Skip the pictures. Repeat everything else in the records word for word.
* BEGIN Extracted entries *
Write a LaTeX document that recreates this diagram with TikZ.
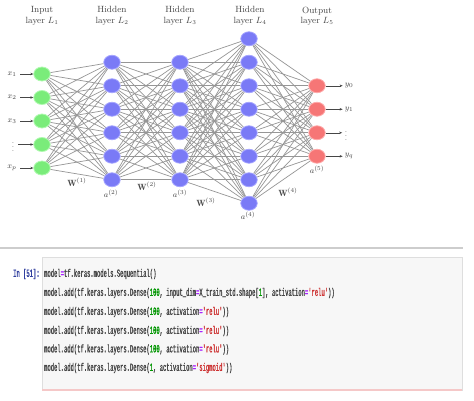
\documentclass[tikz,border=0pt]{standalone}
\usepackage{fontspec}
\usetikzlibrary{shapes.geometric,backgrounds,arrows.meta}
\newfontfamily\codefont[FakeStretch=0.5,FakeBold=1.2,Ligatures=TeXOff]{Liberation Mono}
\definecolor{nblue}{RGB}{122,122,246}
\definecolor{nblueb}{RGB}{165,165,255}
\definecolor{ngreen}{RGB}{122,236,122}
\definecolor{ngreenb}{RGB}{175,250,175}
\definecolor{nred}{RGB}{246,118,118}
\definecolor{nredb}{RGB}{255,170,170}
\definecolor{edgec}{RGB}{150,150,150}
\definecolor{labc}{RGB}{70,70,70}
\definecolor{codebg}{RGB}{247,247,247}
\definecolor{codebd}{RGB}{222,222,222}
\definecolor{codepink}{RGB}{245,200,200}
\definecolor{rulec}{RGB}{205,205,205}
\definecolor{codetxt}{RGB}{70,70,70}
\definecolor{copc}{RGB}{170,34,255}
\definecolor{cnumc}{RGB}{0,150,0}
\definecolor{cstrc}{RGB}{205,50,50}
\definecolor{promptc}{RGB}{48,63,159}
\newcommand\cop[1]{\textcolor{copc}{#1}}
\newcommand\cnum[1]{\textcolor{cnumc}{#1}}
\newcommand\cstr[1]{\textcolor{cstrc}{#1}}
\begin{document}
\begin{tikzpicture}[x=1pt,y=-1pt,
  neuron/.style={ellipse,minimum width=16.5pt,minimum height=14pt,inner sep=0pt,line width=0.8pt},
  inp/.style={neuron,fill=ngreen,draw=ngreenb},
  hid/.style={neuron,fill=nblue,draw=nblueb},
  outn/.style={neuron,fill=nred,draw=nredb},
  edge/.style={draw=edgec,line width=0.7pt},
  ioarrow/.style={draw=labc,line width=0.5pt,shorten <=2.5pt,-{Stealth[length=3pt,width=2.5pt]}},
  lab/.style={text=labc,font=\fontsize{8.5}{10}\selectfont,inner sep=1pt},
  dotlab/.style={text=labc,font=\fontsize{8}{9}\selectfont,inner xsep=1.5pt,inner ysep=0pt},
  wlab/.style={text=labc,font=\fontsize{9}{10}\selectfont,inner sep=1pt},
  layerlab/.style={text=labc,font=\fontsize{9}{10.5}\selectfont,align=center,inner sep=0pt},
  codeline/.style={anchor=west,inner sep=0pt,text=codetxt,font=\codefont\fontsize{11}{13}\selectfont}
]
\useasboundingbox (0,0) rectangle (474,400);

% layer titles
\node[layerlab] (t1) at (42,16) {Input\\layer $L_1$};
\node[layerlab] (t2) at (112,16) {Hidden\\layer $L_2$};
\node[layerlab] (t3) at (180,16) {Hidden\\layer $L_3$};
\node[layerlab] (t4) at (250,16) {Hidden\\layer $L_4$};
\node[layerlab] (t5) at (317,16) {Output\\layer $L_5$};

% neurons
\foreach \i in {1,...,5} \node[inp] (I\i) at (42,{74+23.5*(\i-1)}) {};
\foreach \i in {1,...,6} \node[hid] (A\i) at (112,{62.25+23.5*(\i-1)}) {};
\foreach \i in {1,...,6} \node[hid] (B\i) at (180,{62.25+23.5*(\i-1)}) {};
\foreach \i in {1,...,8} \node[hid] (C\i) at (249,{38.75+23.5*(\i-1)}) {};
\foreach \i in {1,...,4} \node[outn] (D\i) at (317,{85.75+23.5*(\i-1)}) {};

\begin{scope}[on background layer]
  \fill[white] (0,0) rectangle (474,400);
  \foreach \i in {1,...,5} \foreach \j in {1,...,6} \draw[edge] (I\i) -- (A\j);
  \foreach \i in {1,...,6} \foreach \j in {1,...,6} \draw[edge] (A\i) -- (B\j);
  \foreach \i in {1,...,6} \foreach \j in {1,...,8} \draw[edge] (B\i) -- (C\j);
  \foreach \i in {1,...,8} \foreach \j in {1,...,4} \draw[edge] (C\i) -- (D\j);
\end{scope}

% inputs
\node[lab] (x1) at (12,74) {$x_1$};
\node[lab] (x2) at (12,97.5) {$x_2$};
\node[lab] (x3) at (12,121) {$x_3$};
\node[dotlab] (x4) at (13,144.5) {$\vdots$};
\node[lab] (x5) at (12,168) {$x_p$};
\foreach \i in {1,...,5} \draw[ioarrow] (x\i) -- (I\i);

% outputs
\node[lab] (y1) at (349,85.75) {$y_0$};
\node[lab] (y2) at (349,109.25) {$y_1$};
\node[dotlab] (y3) at (346,132.75) {$\vdots$};
\node[lab] (y4) at (349,156.25) {$y_q$};
\foreach \i in {1,...,4} \draw[ioarrow,shorten <=0pt,shorten >=1pt] (D\i) -- (y\i);

% weights and activations
\node[wlab] (w1) at (77,182) {$\mathbf{W}^{(1)}$};
\node[lab] (a2) at (111,194) {$a^{(2)}$};
\node[wlab] (w2) at (147,186) {$\mathbf{W}^{(2)}$};
\node[lab] (a3) at (180,194) {$a^{(3)}$};
\node[wlab] (w3) at (206,202) {$\mathbf{W}^{(3)}$};
\node[lab] (a4) at (248,216) {$a^{(4)}$};
\node[wlab] (w4) at (288,192) {$\mathbf{W}^{(4)}$};
\node[lab] (a5) at (317,170) {$a^{(5)}$};

% separator
\draw[rulec,line width=1.5pt] (0,248) -- (463,248);

% code cell
\draw[fill=codebg,draw=codebd,line width=0.8pt] (42,257) rectangle (462,390);
\draw[codepink,line width=2pt] (42,390) -- (462,390);
\node[codeline,text=promptc] (prompt) at (13,274) {In [51]:};
\node[codeline] (c1) at (44,274) {model\cop{=}tf.keras.models.Sequential()};
\node[codeline] (c2) at (44,293) {model.add(tf.keras.layers.Dense(\cnum{100}, input\_dim\cop{=}X\_train\_std.shape[\cnum{1}], activation\cop{=}\cstr{'relu'}))};
\node[codeline] (c3) at (44,312) {model.add(tf.keras.layers.Dense(\cnum{100}, activation\cop{=}\cstr{'relu'}))};
\node[codeline] (c4) at (44,331) {model.add(tf.keras.layers.Dense(\cnum{100}, activation\cop{=}\cstr{'relu'}))};
\node[codeline] (c5) at (44,349.5) {model.add(tf.keras.layers.Dense(\cnum{100}, activation\cop{=}\cstr{'relu'}))};
\node[codeline] (c6) at (44,368) {model.add(tf.keras.layers.Dense(\cnum{1}, activation\cop{=}\cstr{'sigmoid'}))};
\end{tikzpicture}
\end{document}
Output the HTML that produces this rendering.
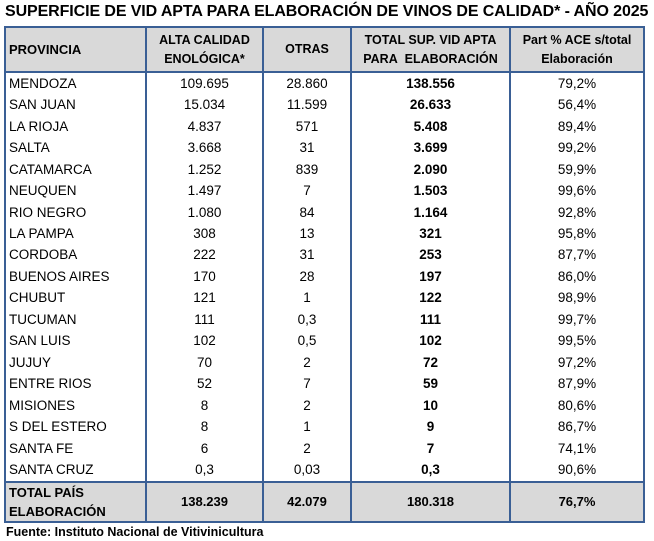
* END Extracted entries *
Exercise response →
Write a LaTeX document that recreates this diagram with TikZ.
\documentclass[tikz,border=0pt]{standalone}
\usepackage{fontspec}
\usetikzlibrary{shapes.geometric,backgrounds,arrows.meta}
\newfontfamily\codefont[FakeStretch=0.5,FakeBold=1.2,Ligatures=TeXOff]{Liberation Mono}
\definecolor{nblue}{RGB}{122,122,246}
\definecolor{nblueb}{RGB}{165,165,255}
\definecolor{ngreen}{RGB}{122,236,122}
\definecolor{ngreenb}{RGB}{175,250,175}
\definecolor{nred}{RGB}{246,118,118}
\definecolor{nredb}{RGB}{255,170,170}
\definecolor{edgec}{RGB}{150,150,150}
\definecolor{labc}{RGB}{70,70,70}
\definecolor{codebg}{RGB}{247,247,247}
\definecolor{codebd}{RGB}{222,222,222}
\definecolor{codepink}{RGB}{245,200,200}
\definecolor{rulec}{RGB}{205,205,205}
\definecolor{codetxt}{RGB}{70,70,70}
\definecolor{copc}{RGB}{170,34,255}
\definecolor{cnumc}{RGB}{0,150,0}
\definecolor{cstrc}{RGB}{205,50,50}
\definecolor{promptc}{RGB}{48,63,159}
\newcommand\cop[1]{\textcolor{copc}{#1}}
\newcommand\cnum[1]{\textcolor{cnumc}{#1}}
\newcommand\cstr[1]{\textcolor{cstrc}{#1}}
\begin{document}
\begin{tikzpicture}[x=1pt,y=-1pt,
  neuron/.style={ellipse,minimum width=16.5pt,minimum height=14pt,inner sep=0pt,line width=0.8pt},
  inp/.style={neuron,fill=ngreen,draw=ngreenb},
  hid/.style={neuron,fill=nblue,draw=nblueb},
  outn/.style={neuron,fill=nred,draw=nredb},
  edge/.style={draw=edgec,line width=0.7pt},
  ioarrow/.style={draw=labc,line width=0.5pt,shorten <=2.5pt,-{Stealth[length=3pt,width=2.5pt]}},
  lab/.style={text=labc,font=\fontsize{8.5}{10}\selectfont,inner sep=1pt},
  dotlab/.style={text=labc,font=\fontsize{8}{9}\selectfont,inner xsep=1.5pt,inner ysep=0pt},
  wlab/.style={text=labc,font=\fontsize{9}{10}\selectfont,inner sep=1pt},
  layerlab/.style={text=labc,font=\fontsize{9}{10.5}\selectfont,align=center,inner sep=0pt},
  codeline/.style={anchor=west,inner sep=0pt,text=codetxt,font=\codefont\fontsize{11}{13}\selectfont}
]
\useasboundingbox (0,0) rectangle (474,400);

% layer titles
\node[layerlab] (t1) at (42,16) {Input\\layer $L_1$};
\node[layerlab] (t2) at (112,16) {Hidden\\layer $L_2$};
\node[layerlab] (t3) at (180,16) {Hidden\\layer $L_3$};
\node[layerlab] (t4) at (250,16) {Hidden\\layer $L_4$};
\node[layerlab] (t5) at (317,16) {Output\\layer $L_5$};

% neurons
\foreach \i in {1,...,5} \node[inp] (I\i) at (42,{74+23.5*(\i-1)}) {};
\foreach \i in {1,...,6} \node[hid] (A\i) at (112,{62.25+23.5*(\i-1)}) {};
\foreach \i in {1,...,6} \node[hid] (B\i) at (180,{62.25+23.5*(\i-1)}) {};
\foreach \i in {1,...,8} \node[hid] (C\i) at (249,{38.75+23.5*(\i-1)}) {};
\foreach \i in {1,...,4} \node[outn] (D\i) at (317,{85.75+23.5*(\i-1)}) {};

\begin{scope}[on background layer]
  \fill[white] (0,0) rectangle (474,400);
  \foreach \i in {1,...,5} \foreach \j in {1,...,6} \draw[edge] (I\i) -- (A\j);
  \foreach \i in {1,...,6} \foreach \j in {1,...,6} \draw[edge] (A\i) -- (B\j);
  \foreach \i in {1,...,6} \foreach \j in {1,...,8} \draw[edge] (B\i) -- (C\j);
  \foreach \i in {1,...,8} \foreach \j in {1,...,4} \draw[edge] (C\i) -- (D\j);
\end{scope}

% inputs
\node[lab] (x1) at (12,74) {$x_1$};
\node[lab] (x2) at (12,97.5) {$x_2$};
\node[lab] (x3) at (12,121) {$x_3$};
\node[dotlab] (x4) at (13,144.5) {$\vdots$};
\node[lab] (x5) at (12,168) {$x_p$};
\foreach \i in {1,...,5} \draw[ioarrow] (x\i) -- (I\i);

% outputs
\node[lab] (y1) at (349,85.75) {$y_0$};
\node[lab] (y2) at (349,109.25) {$y_1$};
\node[dotlab] (y3) at (346,132.75) {$\vdots$};
\node[lab] (y4) at (349,156.25) {$y_q$};
\foreach \i in {1,...,4} \draw[ioarrow,shorten <=0pt,shorten >=1pt] (D\i) -- (y\i);

% weights and activations
\node[wlab] (w1) at (77,182) {$\mathbf{W}^{(1)}$};
\node[lab] (a2) at (111,194) {$a^{(2)}$};
\node[wlab] (w2) at (147,186) {$\mathbf{W}^{(2)}$};
\node[lab] (a3) at (180,194) {$a^{(3)}$};
\node[wlab] (w3) at (206,202) {$\mathbf{W}^{(3)}$};
\node[lab] (a4) at (248,216) {$a^{(4)}$};
\node[wlab] (w4) at (288,192) {$\mathbf{W}^{(4)}$};
\node[lab] (a5) at (317,170) {$a^{(5)}$};

% separator
\draw[rulec,line width=1.5pt] (0,248) -- (463,248);

% code cell
\draw[fill=codebg,draw=codebd,line width=0.8pt] (42,257) rectangle (462,390);
\draw[codepink,line width=2pt] (42,390) -- (462,390);
\node[codeline,text=promptc] (prompt) at (13,274) {In [51]:};
\node[codeline] (c1) at (44,274) {model\cop{=}tf.keras.models.Sequential()};
\node[codeline] (c2) at (44,293) {model.add(tf.keras.layers.Dense(\cnum{100}, input\_dim\cop{=}X\_train\_std.shape[\cnum{1}], activation\cop{=}\cstr{'relu'}))};
\node[codeline] (c3) at (44,312) {model.add(tf.keras.layers.Dense(\cnum{100}, activation\cop{=}\cstr{'relu'}))};
\node[codeline] (c4) at (44,331) {model.add(tf.keras.layers.Dense(\cnum{100}, activation\cop{=}\cstr{'relu'}))};
\node[codeline] (c5) at (44,349.5) {model.add(tf.keras.layers.Dense(\cnum{100}, activation\cop{=}\cstr{'relu'}))};
\node[codeline] (c6) at (44,368) {model.add(tf.keras.layers.Dense(\cnum{1}, activation\cop{=}\cstr{'sigmoid'}))};
\end{tikzpicture}
\end{document}
Output the HTML that produces this rendering.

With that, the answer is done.